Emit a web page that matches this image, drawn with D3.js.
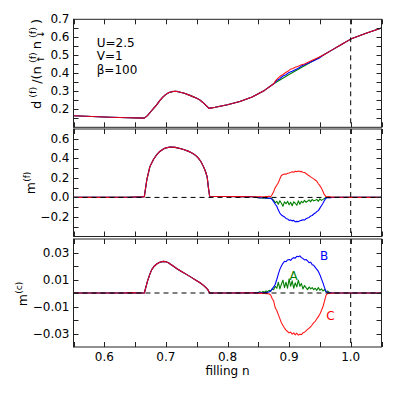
<!DOCTYPE html>
<html><head><meta charset="utf-8">
<script src="https://cdn.jsdelivr.net/npm/d3@7"></script>
<style>body{margin:0;background:#fff} svg{display:block} text{font-family:"DejaVu Sans",sans-serif;fill:#000}</style>
</head><body>
<svg id="c" width="395" height="395"></svg>
<script>
// ---------------- DATA ----------------
const xTicks = [0.55,0.6,0.65,0.7,0.75,0.8,0.85,0.9,0.95,1.0,1.05];
const xTickLabels = [0.6,0.7,0.8,0.9,1.0];

const dTicks = [0.15,0.2,0.25,0.3,0.35,0.4,0.45,0.5,0.55,0.6,0.65];
const dTickLabels = [0.2,0.3,0.4,0.5,0.6,0.7];
const mfTicks = [-0.3,-0.2,-0.1,0,0.1,0.2,0.3,0.4,0.5,0.6];
const mfTickLabels = [-0.2,0.0,0.2,0.4,0.6];
const mcTicks = [-0.03,-0.02,-0.01,0,0.01,0.02,0.03];
const mcTickLabels = [-0.03,-0.01,0.01,0.03];

// top panel d^(f)/(n_up n_dn): common parts
const dBase = [[0.55,0.164],[0.58,0.160],[0.61,0.156],[0.64,0.153],[0.665,0.151],[0.67,0.165],[0.675,0.185],[0.68,0.205],[0.685,0.225],[0.69,0.248],[0.695,0.268],[0.70,0.283],[0.705,0.293],[0.71,0.298],[0.715,0.300],[0.72,0.298],[0.73,0.289],[0.74,0.276],[0.75,0.262],[0.755,0.252],[0.76,0.238],[0.765,0.222],[0.77,0.205],[0.78,0.211],[0.80,0.225],[0.82,0.243],[0.84,0.268],[0.86,0.305],[0.875,0.342]];
const dTail = [[0.955,0.500],[0.97,0.530],[0.985,0.560],[1.0,0.590],[1.025,0.622],[1.05,0.652]];
const dA = [[0.90,0.393],[0.93,0.452]];
const dB = [[0.88,0.360],[0.885,0.370],[0.89,0.385],[0.895,0.392],[0.90,0.405],[0.905,0.412],[0.91,0.420],[0.915,0.428],[0.92,0.440],[0.93,0.455],[0.94,0.470],[0.95,0.487]];
const dC = [[0.878,0.358],[0.882,0.373],[0.886,0.385],[0.89,0.393],[0.894,0.403],[0.898,0.411],[0.902,0.422],[0.906,0.427],[0.91,0.434],[0.915,0.439],[0.92,0.447],[0.925,0.452],[0.93,0.460],[0.935,0.468],[0.94,0.476],[0.945,0.484],[0.95,0.492]];

// filling grid of the ordered region
const nGrid = [0.850,0.8525,0.855,0.8575,0.860,0.8625,0.865,0.8675,0.870,0.8725,0.875,0.8775,0.880,0.8825,0.885,0.8875,0.890,0.8925,0.895,0.8975,0.900,0.9025,0.905,0.9075,0.910,0.9125,0.915,0.9175,0.920,0.9225,0.925,0.9275,0.930,0.9325,0.935,0.9375,0.940,0.9425,0.945,0.9475,0.950,0.9525,0.955,0.9575,0.960,0.9625,0.965,0.9675,0.970];

// middle panel m^(f)
const mfBase = [[0.55,0],[0.60,0],[0.64,0.002],[0.66,0.005],[0.665,0.008],[0.669,0.18],[0.674,0.315],[0.68,0.39],[0.685,0.436],[0.69,0.47],[0.696,0.495],[0.70,0.507],[0.707,0.516],[0.715,0.512],[0.723,0.50],[0.73,0.487],[0.739,0.466],[0.745,0.445],[0.75,0.42],[0.753,0.40],[0.757,0.365],[0.761,0.315],[0.764,0.27],[0.767,0.21],[0.769,0.10],[0.771,0.012],[0.78,0.010],[0.80,0.009],[0.82,0.008],[0.84,0.006]];
const mfTail = [[0.975,0.001],[1.0,0],[1.05,0]];
const mfA = [-0.002,-0.005,-0.003,-0.008,-0.004,-0.01,-0.006,-0.012,-0.008,-0.015,-0.03,-0.055,-0.04,-0.07,-0.035,-0.06,-0.09,-0.045,-0.065,-0.04,-0.075,-0.05,-0.085,-0.045,-0.06,-0.08,-0.035,-0.07,-0.04,-0.055,-0.03,-0.05,-0.04,-0.025,-0.045,-0.02,-0.035,-0.03,-0.02,-0.04,-0.015,-0.03,-0.02,-0.01,-0.005,0.002,-0.002,0.0,0.0];
const mfB = [-0.003,-0.002,-0.004,-0.003,-0.005,-0.004,-0.008,-0.006,-0.01,-0.02,-0.045,-0.07,-0.09,-0.13,-0.16,-0.18,-0.19,-0.2,-0.215,-0.22,-0.235,-0.232,-0.24,-0.235,-0.25,-0.245,-0.248,-0.238,-0.235,-0.228,-0.232,-0.218,-0.21,-0.205,-0.19,-0.185,-0.17,-0.16,-0.145,-0.135,-0.11,-0.085,-0.06,-0.03,-0.005,-0.003,-0.002,-0.002,-0.001];
const mfC = [0.006,0.008,0.005,0.007,0.006,0.01,0.008,0.012,0.006,0.03,0.06,0.10,0.125,0.15,0.19,0.225,0.235,0.24,0.238,0.246,0.25,0.255,0.262,0.258,0.268,0.262,0.27,0.264,0.266,0.258,0.255,0.245,0.232,0.222,0.21,0.2,0.19,0.178,0.165,0.14,0.12,0.095,0.06,0.025,0.008,0.006,0.008,0.004,0.003];

// bottom panel m^(c)
const mcBase = [[0.55,0],[0.63,0],[0.645,0.0003],[0.655,0],[0.665,0],[0.670,0.0086],[0.674,0.014],[0.677,0.0173],[0.681,0.0198],[0.685,0.0215],[0.69,0.0228],[0.696,0.0234],[0.70,0.0231],[0.704,0.0224],[0.71,0.0205],[0.718,0.018],[0.726,0.0158],[0.734,0.0136],[0.742,0.0114],[0.750,0.0091],[0.756,0.0074],[0.761,0.0056],[0.765,0.0040],[0.768,0.0025],[0.771,0],[0.80,0],[0.84,0.0001]];
const mcTail = [[0.975,0],[1.0,0],[1.05,0]];
const mcA = [0.0005,0.001,0.0003,0.0012,0.0006,0.0015,0.001,0.002,0.0012,0.003,0.0025,0.005,0.0035,0.008,0.003,0.0065,0.0095,0.004,0.008,0.0035,0.0105,0.005,0.009,0.0035,0.0075,0.0045,0.0095,0.005,0.007,0.003,0.0055,0.004,0.0025,0.0045,0.003,0.004,0.0025,0.0035,0.002,0.004,0.002,0.003,0.0015,0.0025,0.001,0.0015,0.0005,0.0003,0.0001];
const mcB = [0.0002,0.0001,0.0003,0.0002,0.0004,0.0003,0.0006,0.0008,0.0015,0.003,0.0045,0.0065,0.010,0.014,0.0175,0.020,0.022,0.0235,0.0232,0.0245,0.0248,0.0242,0.0255,0.0262,0.0258,0.0272,0.0268,0.0275,0.0262,0.0255,0.0245,0.0248,0.0238,0.0225,0.0228,0.021,0.0205,0.019,0.0175,0.016,0.0135,0.0105,0.0075,0.004,0.001,0.0004,0.0002,0.0001,0.0];
const mcC = [-0.0002,-0.0003,-0.0001,-0.0004,-0.0003,-0.0005,-0.0004,-0.0008,-0.0015,-0.004,-0.006,-0.011,-0.013,-0.016,-0.019,-0.022,-0.024,-0.026,-0.0275,-0.0285,-0.0295,-0.029,-0.0305,-0.0295,-0.031,-0.0298,-0.0312,-0.0305,-0.0308,-0.0295,-0.029,-0.028,-0.027,-0.026,-0.025,-0.0235,-0.022,-0.021,-0.019,-0.0175,-0.0155,-0.013,-0.01,-0.006,-0.0015,-0.0004,-0.0003,-0.0002,-0.0001];

const seriesNames = ["A","B","C"];
const seriesColors = {A:"#008000", B:"#0000ff", C:"#ff0000"};

// ---------------- BUILD ----------------
const zipGrid = v => nGrid.map((n,i)=>[n,v[i]]);
const topSeries = {
  A: dBase.concat(dA, dTail),
  B: dBase.concat(dB, dTail),
  C: dBase.concat(dC, dTail)
};
const midSeries = {
  A: mfBase.concat(zipGrid(mfA), mfTail),
  B: mfBase.concat(zipGrid(mfB), mfTail),
  C: mfBase.concat(zipGrid(mfC), mfTail)
};
const botSeries = {
  A: mcBase.concat(zipGrid(mcA), mcTail),
  B: mcBase.concat(zipGrid(mcB), mcTail),
  C: mcBase.concat(zipGrid(mcC), mcTail)
};

const svg = d3.select("#c");
const L = 73.5, R = 381.5;
const x = d3.scaleLinear().domain([0.55,1.05]).range([L,R]);

const panels = [
  {y0:19.3, y1:127.3, dom:[0.1,0.7], ticks:dTicks, labels:dTickLabels, fmt:d3.format(".1f"), data:topSeries, zero:false},
  {y0:129, y1:236.5, dom:[-0.4,0.7], ticks:mfTicks, labels:mfTickLabels, fmt:d3.format(".1f"), data:midSeries, zero:true},
  {y0:239, y1:347, dom:[-0.04,0.04], ticks:mcTicks, labels:mcTickLabels, fmt:d3.format(".2f"), data:botSeries, zero:true}
];

const TL = 5;
panels.forEach((p,pi) => {
  const y = d3.scaleLinear().domain(p.dom).range([p.y1,p.y0]);
  p.y = y;
  const g = svg.append("g");
  const cid = "clip"+pi;
  svg.append("clipPath").attr("id",cid).append("rect").attr("x",L).attr("y",p.y0).attr("width",R-L).attr("height",p.y1-p.y0);
  const line = d3.line().x(d=>x(d[0])).y(d=>y(d[1]));
  const lg = g.append("g").attr("clip-path",`url(#${cid})`);
  seriesNames.forEach(k => {
    lg.append("path").datum(p.data[k]).attr("d",line).attr("fill","none")
      .attr("stroke",seriesColors[k]).attr("stroke-width",1.1)
      .attr("stroke-opacity", k==="C"?0.9:1).attr("stroke-linejoin","round");
  });
  // dashed lines
  lg.append("line").attr("x1",x(1.0)).attr("x2",x(1.0)).attr("y1",p.y0).attr("y2",p.y1)
    .attr("stroke","#000").attr("stroke-width",1).attr("stroke-dasharray","5,4");
  if (p.zero) {
    lg.append("line").attr("x1",L).attr("x2",R).attr("y1",y(0)).attr("y2",y(0))
      .attr("stroke","#000").attr("stroke-width",1).attr("stroke-dasharray","5,4");
  }
  // ticks
  const tg = g.append("g").attr("stroke","#222").attr("stroke-width",1);
  xTicks.forEach(t => {
    const xx = Math.round(x(t))+0.5;
    tg.append("line").attr("x1",xx).attr("x2",xx).attr("y1",p.y1).attr("y2",p.y1-TL);
    tg.append("line").attr("x1",xx).attr("x2",xx).attr("y1",p.y0).attr("y2",p.y0+TL);
  });
  p.ticks.forEach(t => {
    const yy = Math.round(y(t))+0.5;
    tg.append("line").attr("x1",L).attr("x2",L+TL).attr("y1",yy).attr("y2",yy);
    tg.append("line").attr("x1",R).attr("x2",R-TL).attr("y1",yy).attr("y2",yy);
  });
  p.labels.forEach(t => {
    g.append("text").attr("x",L-4).attr("y",y(t)).attr("text-anchor","end")
      .attr("dominant-baseline","central").attr("font-size",12).text(p.fmt(t));
  });
  // frame
  g.append("rect").attr("x",L).attr("y",p.y0).attr("width",R-L).attr("height",p.y1-p.y0)
    .attr("fill","none").attr("stroke","#222").attr("stroke-width",1);
});

// x tick labels
xTickLabels.forEach(t => {
  svg.append("text").attr("x",x(t)).attr("y",361).attr("text-anchor","middle").attr("font-size",12).text(d3.format(".1f")(t));
});
svg.append("text").attr("x",(L+R)/2).attr("y",375).attr("text-anchor","middle").attr("font-size",12).text("filling n");

// annotations
[["U=2.5",46.5],["V=1",60],["β=100",73.5]].forEach(([t,yy]) => {
  svg.append("text").attr("x",96.7).attr("y",yy).attr("font-size",12).text(t);
});
svg.append("text").attr("x",324).attr("y",260).attr("text-anchor","middle").attr("font-size",12).attr("style","fill:#0000ff").text("B");
svg.append("text").attr("x",293.7).attr("y",280).attr("text-anchor","middle").attr("font-size",12).attr("style","fill:#008000").text("A");
svg.append("text").attr("x",330.5).attr("y",320).attr("text-anchor","middle").attr("font-size",12).attr("style","fill:#ff0000").text("C");

// rotated math-like y labels
function buildLabel(tx, ty, items, targetLen) {
  const g = svg.append("g").attr("transform",`translate(${tx},${ty}) rotate(-90)`);
  const els = [];
  items.forEach(it => {
    const parts = it.stack ? it.stack : [it];
    const nodes = parts.map(pt => g.append("text").attr("font-size",pt.fs).attr("y",pt.dy||0).text(pt.t));
    const w = Math.max(...nodes.map(n => n.node().getComputedTextLength()));
    els.push({nodes, w});
  });
  const total = d3.sum(els, e=>e.w);
  const gap = targetLen ? Math.max(0,(targetLen-total)/(els.length-1)) : 0.3;
  let cx = -(total + gap*(els.length-1))/2;
  els.forEach(e => { e.nodes.forEach(n => n.attr("x",cx)); cx += e.w + gap; });
}
const MF = 13, SF = 9.5;
buildLabel(41, 64, [
  {t:"d",fs:MF},{t:"(f)",fs:SF,dy:-5.5},{t:"/(n",fs:MF},
  {stack:[{t:"(f)",fs:SF,dy:-5.5},{t:"↑",fs:SF,dy:3}]},
  {t:"n",fs:MF},
  {stack:[{t:"(f)",fs:SF,dy:-5.5},{t:"↓",fs:SF,dy:3}]},
  {t:")",fs:MF}
], 90);
buildLabel(35, 183, [{t:"m",fs:12.5},{t:"(f)",fs:9,dy:-5}], 0);
buildLabel(27, 294, [{t:"m",fs:12.5},{t:"(c)",fs:9,dy:-5}], 0);
</script>
</body></html>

• What you will do: Repeat the listing above from its first line through the line that contains "const mcTickLabels = [-0.03,-0.01,0.01,0.03];", both included, and nothing more. Drop the pictures.

• Final result:
Emit a web page that matches this image, drawn with D3.js.
<!DOCTYPE html>
<html><head><meta charset="utf-8">
<script src="https://cdn.jsdelivr.net/npm/d3@7"></script>
<style>body{margin:0;background:#fff} svg{display:block} text{font-family:"DejaVu Sans",sans-serif;fill:#000}</style>
</head><body>
<svg id="c" width="395" height="395"></svg>
<script>
// ---------------- DATA ----------------
const xTicks = [0.55,0.6,0.65,0.7,0.75,0.8,0.85,0.9,0.95,1.0,1.05];
const xTickLabels = [0.6,0.7,0.8,0.9,1.0];

const dTicks = [0.15,0.2,0.25,0.3,0.35,0.4,0.45,0.5,0.55,0.6,0.65];
const dTickLabels = [0.2,0.3,0.4,0.5,0.6,0.7];
const mfTicks = [-0.3,-0.2,-0.1,0,0.1,0.2,0.3,0.4,0.5,0.6];
const mfTickLabels = [-0.2,0.0,0.2,0.4,0.6];
const mcTicks = [-0.03,-0.02,-0.01,0,0.01,0.02,0.03];
const mcTickLabels = [-0.03,-0.01,0.01,0.03];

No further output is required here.